● Exercise objective
All of the lines below are to be printed again exactly; images are excluded from the output.

● Supplied information
= = = = =
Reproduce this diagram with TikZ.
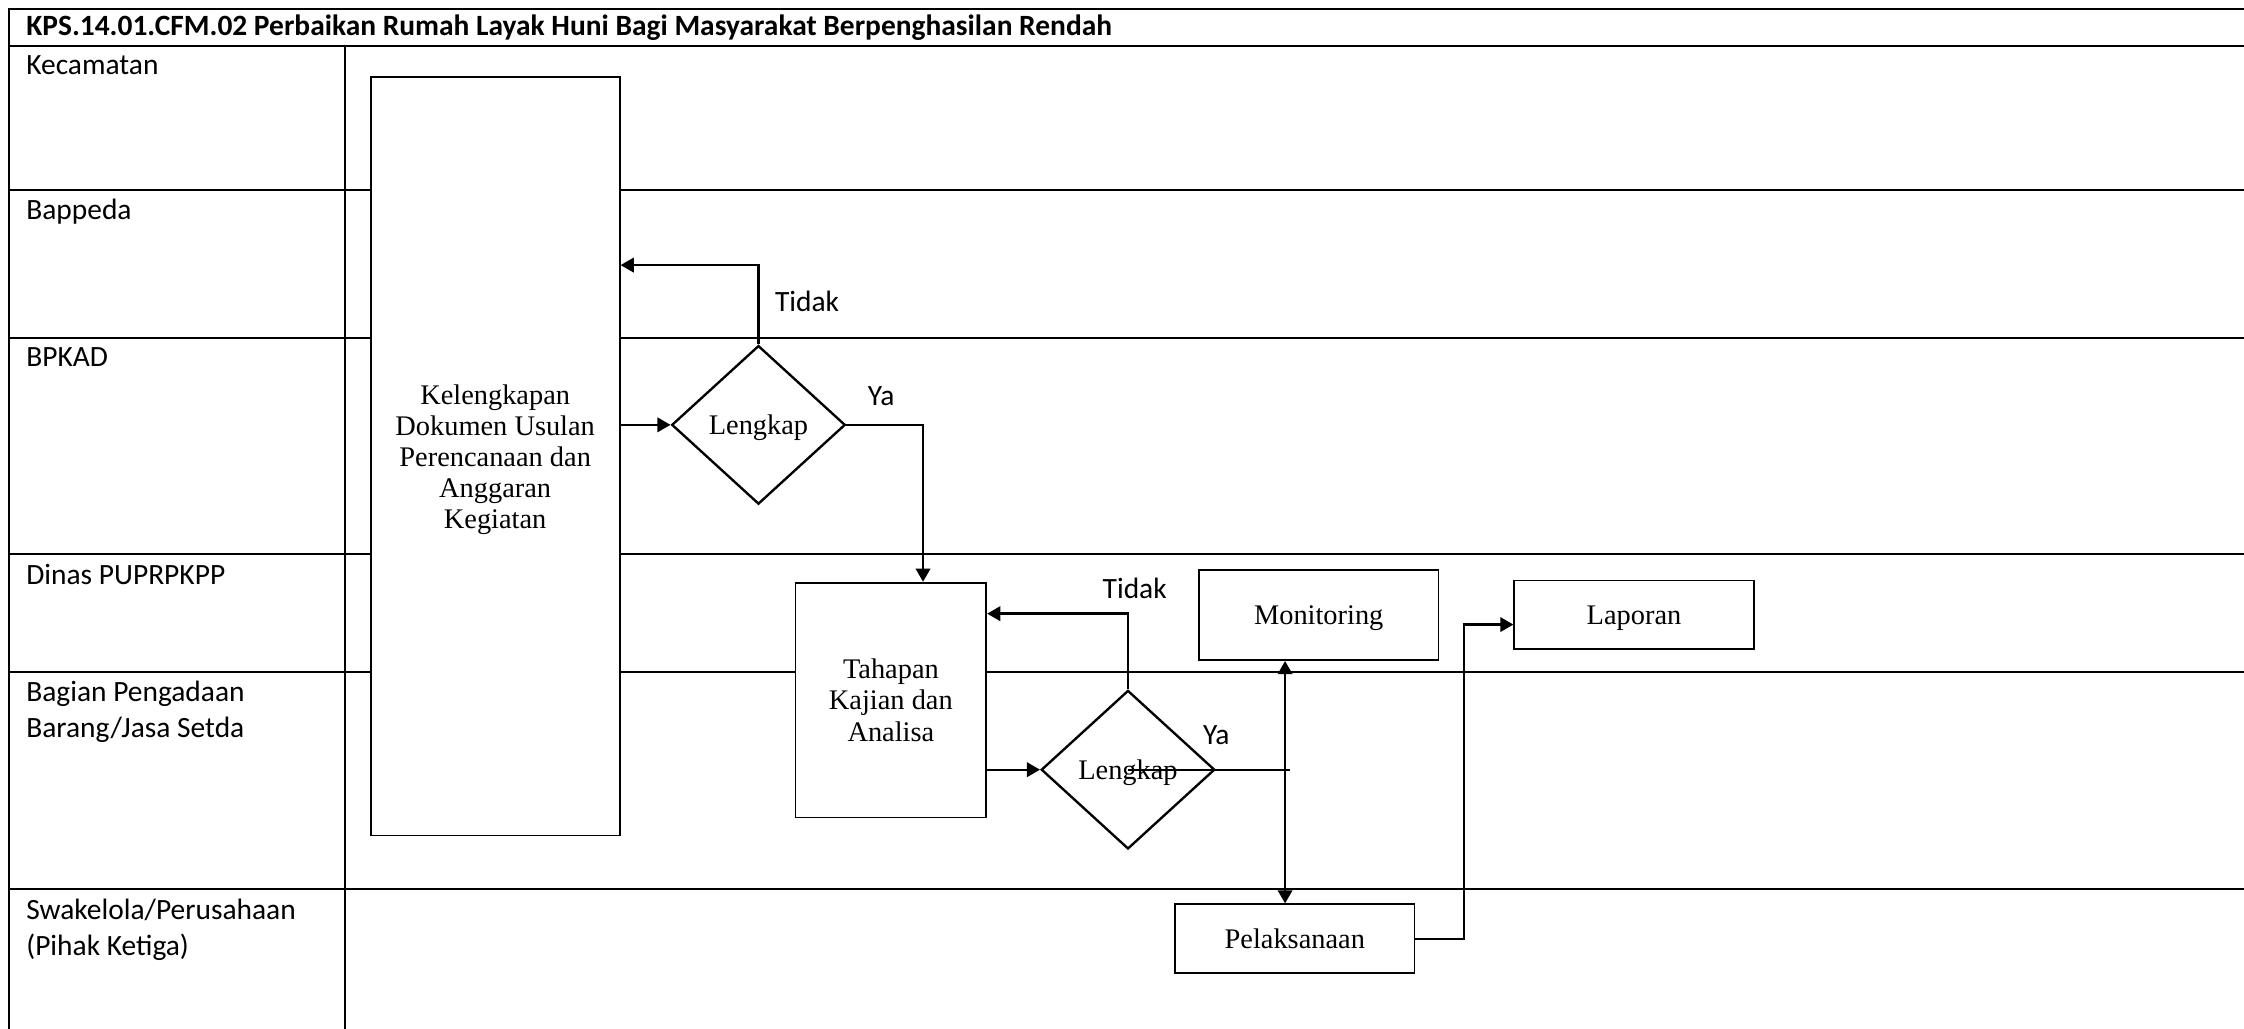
\documentclass[tikz,border=0pt]{standalone}
\usepackage{fontspec}
\setmainfont{Liberation Serif}
\newfontfamily\lanefont{Carlito}
\usetikzlibrary{arrows.meta, positioning, shapes.geometric, calc}
\tikzset{
  arrowK/.style={-{Triangle[length=5pt,width=5.5pt]}, black, line width=0.9pt},
  arrowKK/.style={{Triangle[length=5pt,width=5.5pt]}-{Triangle[length=5pt,width=5.5pt]}, black, line width=0.9pt},
  lineK/.style={black, line width=0.9pt},
  laneLine/.style={black, line width=0.8pt},
  laneLbl/.style={anchor=north west, inner sep=0pt, align=left},
  ynLbl/.style={inner sep=0pt},
  boxP/.style={rectangle, draw, fill=white, line width=0.7pt, align=center,
               inner sep=2pt, text depth=0pt, font=\rmfamily\fontsize{10.8}{11.8}\selectfont},
  boxD/.style={diamond, draw, fill=white, line width=0.9pt, inner sep=0pt, text depth=0pt,
               minimum width=2.32cm, minimum height=2.12cm,
               font=\rmfamily\fontsize{10.8}{11.8}\selectfont},
}
\begin{document}
\begin{tikzpicture}[font=\lanefont\fontsize{11.2}{13.6}\selectfont]
  \useasboundingbox (0,0) rectangle (30,-13.756);
  % frame and title
  \draw[laneLine] (0.115,-13.756) -- (0.115,-0.115) -- (30,-0.115);
  \draw[laneLine] (4.61,-0.615) -- (4.61,-13.756);
  \node[anchor=base west, inner sep=0pt, font=\lanefont\bfseries\fontsize{11.2}{13.6}\selectfont]
    (judul) at (0.345,-0.478)
    {KPS.14.01.CFM.02 Perbaikan Rumah Layak Huni Bagi Masyarakat Berpenghasilan Rendah};
  % swimlanes
  \foreach \t/\lbl [count=\i] in {0.615/Kecamatan, 2.54/Bappeda, 4.52/BPKAD,
      7.41/Dinas PUPRPKPP, 8.98/{Bagian Pengadaan\\Barang/Jasa Setda},
      11.89/{Swakelola/Perusahaan\\(Pihak Ketiga)}} {
    \draw[laneLine] (0.115,-\t) -- (30,-\t);
    \node[laneLbl] (lane\i) at (0.345,-\t-0.12) {\lbl};
  }
  % process
  \node[boxP, minimum width=3.33cm, minimum height=10.14cm] (kel) at (6.62,-6.10)
    {Kelengkapan\\Dokumen Usulan\\Perencanaan dan\\Anggaran\\Kegiatan};
  \node[boxD] (d1) at (10.14,-5.68) {Lengkap};
  \node[boxP, minimum width=2.55cm, minimum height=3.14cm] (tah) at (11.91,-9.36)
    {Tahapan\\Kajian dan\\Analisa};
  \node[boxD] (d2) at (15.08,-10.29) {Lengkap};
  \node[boxP, minimum width=3.20cm, minimum height=1.21cm] (mon) at (17.63,-8.22) {Monitoring};
  \node[boxP, minimum width=3.20cm, minimum height=0.92cm, right=0.99cm of mon] (lap) {Laporan};
  \node[boxP, minimum width=3.20cm, minimum height=0.92cm] (pel) at (17.31,-12.55) {Pelaksanaan};

  \draw[arrowK] (kel.east |- d1.west) -- (d1.west);
  \draw[arrowK] (d1.north) -- ++(0,1.06) coordinate (t1) -- (t1 -| kel.east);
  \draw[arrowK] (d1.east) -| ([xshift=0.43cm]tah.north);
  \draw[arrowK] (tah.east |- d2.west) -- (d2.west);
  \draw[arrowK] (d2.north) -- ++(0,1.01) coordinate (t2) -- (t2 -| tah.east);
  \coordinate (yaEnd) at (17.24,-10.29);
  \coordinate (vx) at (17.18,-10.29);
  \draw[lineK] (d2.center) -- (yaEnd);
  \draw[arrowKK] (mon.south -| vx) -- (pel.north -| vx);
  \draw[arrowK] (pel.east) -- ++(0.65,0) |- ([yshift=-0.13cm]lap.west);

  \node[ynLbl] (tidak1) at (10.79,-4.03) {Tidak};
  \node[ynLbl] (ya1) at (11.78,-5.30) {Ya};
  \node[ynLbl] (tidak2) at (15.17,-7.87) {Tidak};
  \node[ynLbl] (ya2) at (16.26,-9.83) {Ya};
\end{tikzpicture}
\end{document}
= = = = =
● Solved exercise
Reproduce this diagram with TikZ.
\documentclass[tikz,border=0pt]{standalone}
\usepackage{fontspec}
\setmainfont{Liberation Serif}
\newfontfamily\lanefont{Carlito}
\usetikzlibrary{arrows.meta, positioning, shapes.geometric, calc}
\tikzset{
  arrowK/.style={-{Triangle[length=5pt,width=5.5pt]}, black, line width=0.9pt},
  arrowKK/.style={{Triangle[length=5pt,width=5.5pt]}-{Triangle[length=5pt,width=5.5pt]}, black, line width=0.9pt},
  lineK/.style={black, line width=0.9pt},
  laneLine/.style={black, line width=0.8pt},
  laneLbl/.style={anchor=north west, inner sep=0pt, align=left},
  ynLbl/.style={inner sep=0pt},
  boxP/.style={rectangle, draw, fill=white, line width=0.7pt, align=center,
               inner sep=2pt, text depth=0pt, font=\rmfamily\fontsize{10.8}{11.8}\selectfont},
  boxD/.style={diamond, draw, fill=white, line width=0.9pt, inner sep=0pt, text depth=0pt,
               minimum width=2.32cm, minimum height=2.12cm,
               font=\rmfamily\fontsize{10.8}{11.8}\selectfont},
}
\begin{document}
\begin{tikzpicture}[font=\lanefont\fontsize{11.2}{13.6}\selectfont]
  \useasboundingbox (0,0) rectangle (30,-13.756);
  % frame and title
  \draw[laneLine] (0.115,-13.756) -- (0.115,-0.115) -- (30,-0.115);
  \draw[laneLine] (4.61,-0.615) -- (4.61,-13.756);
  \node[anchor=base west, inner sep=0pt, font=\lanefont\bfseries\fontsize{11.2}{13.6}\selectfont]
    (judul) at (0.345,-0.478)
    {KPS.14.01.CFM.02 Perbaikan Rumah Layak Huni Bagi Masyarakat Berpenghasilan Rendah};
  % swimlanes
  \foreach \t/\lbl [count=\i] in {0.615/Kecamatan, 2.54/Bappeda, 4.52/BPKAD,
      7.41/Dinas PUPRPKPP, 8.98/{Bagian Pengadaan\\Barang/Jasa Setda},
      11.89/{Swakelola/Perusahaan\\(Pihak Ketiga)}} {
    \draw[laneLine] (0.115,-\t) -- (30,-\t);
    \node[laneLbl] (lane\i) at (0.345,-\t-0.12) {\lbl};
  }
  % process
  \node[boxP, minimum width=3.33cm, minimum height=10.14cm] (kel) at (6.62,-6.10)
    {Kelengkapan\\Dokumen Usulan\\Perencanaan dan\\Anggaran\\Kegiatan};
  \node[boxD] (d1) at (10.14,-5.68) {Lengkap};
  \node[boxP, minimum width=2.55cm, minimum height=3.14cm] (tah) at (11.91,-9.36)
    {Tahapan\\Kajian dan\\Analisa};
  \node[boxD] (d2) at (15.08,-10.29) {Lengkap};
  \node[boxP, minimum width=3.20cm, minimum height=1.21cm] (mon) at (17.63,-8.22) {Monitoring};
  \node[boxP, minimum width=3.20cm, minimum height=0.92cm, right=0.99cm of mon] (lap) {Laporan};
  \node[boxP, minimum width=3.20cm, minimum height=0.92cm] (pel) at (17.31,-12.55) {Pelaksanaan};

  \draw[arrowK] (kel.east |- d1.west) -- (d1.west);
  \draw[arrowK] (d1.north) -- ++(0,1.06) coordinate (t1) -- (t1 -| kel.east);
  \draw[arrowK] (d1.east) -| ([xshift=0.43cm]tah.north);
  \draw[arrowK] (tah.east |- d2.west) -- (d2.west);
  \draw[arrowK] (d2.north) -- ++(0,1.01) coordinate (t2) -- (t2 -| tah.east);
  \coordinate (yaEnd) at (17.24,-10.29);
  \coordinate (vx) at (17.18,-10.29);
  \draw[lineK] (d2.center) -- (yaEnd);
  \draw[arrowKK] (mon.south -| vx) -- (pel.north -| vx);
  \draw[arrowK] (pel.east) -- ++(0.65,0) |- ([yshift=-0.13cm]lap.west);

  \node[ynLbl] (tidak1) at (10.79,-4.03) {Tidak};
  \node[ynLbl] (ya1) at (11.78,-5.30) {Ya};
  \node[ynLbl] (tidak2) at (15.17,-7.87) {Tidak};
  \node[ynLbl] (ya2) at (16.26,-9.83) {Ya};
\end{tikzpicture}
\end{document}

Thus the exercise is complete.